Bagi Alin, tema debat kedua ini sangat penting mengingat bencana ekologis dan kebakaran hutan semakin meningkat. Begitu pula ancaman terhadap ekosistem rawa gambut di beberapa daerah, serta konflik lingkungan hidup, SDA, dan agraria yang terus terjadi.

 

Alin berpendapat masalah lingkungan hidup dan SDA di Indonesia bersifat struktural. Ini terkait pilihan ekonomi pembangunan yang bertumpu pada industri ekstraktif, ketimpangan penguasaan SDA, dan agraria yang berbasis korporasi besar. Tata kelola SDA juga buruk, misalnya praktik korupsi, perampasan tanah, dan pelanggaran HAM.

 

Sebelum menentukan pilihan pada hari pemungutan suara, Alin mengingatkan publik perlu menilai pemahaman dan komitmen kedua pasangan calon untuk menegakan hukum terkait kejahatan korporasi. Apa strategi yang akan dilakukan untuk memberikan efek jera kepada penjahat lingkungan. Sekaligus agenda apa yang diusung para kandidat untuk menghentikan praktik perampasan hak rakyat atas SDA dan agraria, serta perlindungan bagi pejuang lingkungan hidup dari upaya kriminalisasi.

 

Deputi Direktur ICEL, Raynaldo Sembiring, mengingatkan tim panelis berperan penting dalam debat kedua ini. Dia mengusulkan panelis yang dipilih harus memiliki rekam jejak dan pengalaman yang baik dalam isu lingkungan hidup dan SDA. Jangan sampai pembela perusak lingkungan hidup dipilih menjadi panelis.
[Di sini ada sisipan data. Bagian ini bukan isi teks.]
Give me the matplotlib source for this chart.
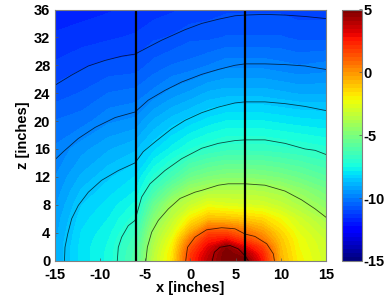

Untuk memilih panelis yang tepat KPU bisa menjalin komunikasi dengan organisasi masyarakat sipil yang selama ini fokus pada isu lingkungan hidup dan SDA.

 

“Satu hak penting, kedua pihak pasangan calon jangan mengintervensi KPU dalam menentukan panelis,” pintanya.

 

Sebelumnya, Walhi menilai dalam debat pertama para kandidat belum memaknai hak atas lingkungan hidup sebagai HAM. Selama hampir 5 tahun pemerintahan Presiden Joko Widodo, janji politik yang tertuang dalam nawacita belum semua dipenuhi. Pasangan Prabowo Subianto-Sandiaga Salahuddin Uno pun, tidak menyebut soal HAM dalam dokumen visi dan misi yang dilayangkan ke KPU.

 

Walhi mengingatkan Pasal 28A UUD 1945 menyebutkan setiap orang berhak untuk hidup dan mempertahankan hidup dan kehidupannya. Pasal 28H UUD Tahun 1945 menegaskan setiap orang berhak hidup sejahtera, lahir dan batin, bertempat tinggal dan mendapatkan lingkungan hidup yang baik dan sehat serta berhak memperoleh pelayanan kesehatan. “Ini menjadi kewajiban negara untuk melindungi, menghormati dan memenuhinya.”

 

Mereka melihat para kandidat belum mampu menjawab tantangan dan berbagai situasi lingkungan hidup di Indonesia. Misalnya, tercemarnya sumber air, privatisasi air, pencemaran udara oleh industri dan PLTU, buruknya transportasi, ancaman bencana ekologi, dan kebijakan tata ruang yang mengabaikan daya dukung dan tampung lingkungan hidup.

 

Penegakan hukum terhadap kejahatan korporasi pun selama ini, menurut Walhi masih menghadapi tantangan berat walau pemerintah sudah melakukan upaya. Misalnya, pemerintah memenangkan gugatan sebesar Rp18,3 triliun dari 10 perusahaan di sektor kehutanan/perkebunan.

 

Meski demikian, kedua pasangan calon menurut Walhi belum melihat ancaman lubang bekas tambang terhadap anak-anak. Periode 2011-2018 tercatat 32 anak meninggal di lubang bekas galian tambang. Persoalan lain, masyarakat yang memperjuangkan lingkungan hidup malah dikriminalisasi dan mengalami kekerasan.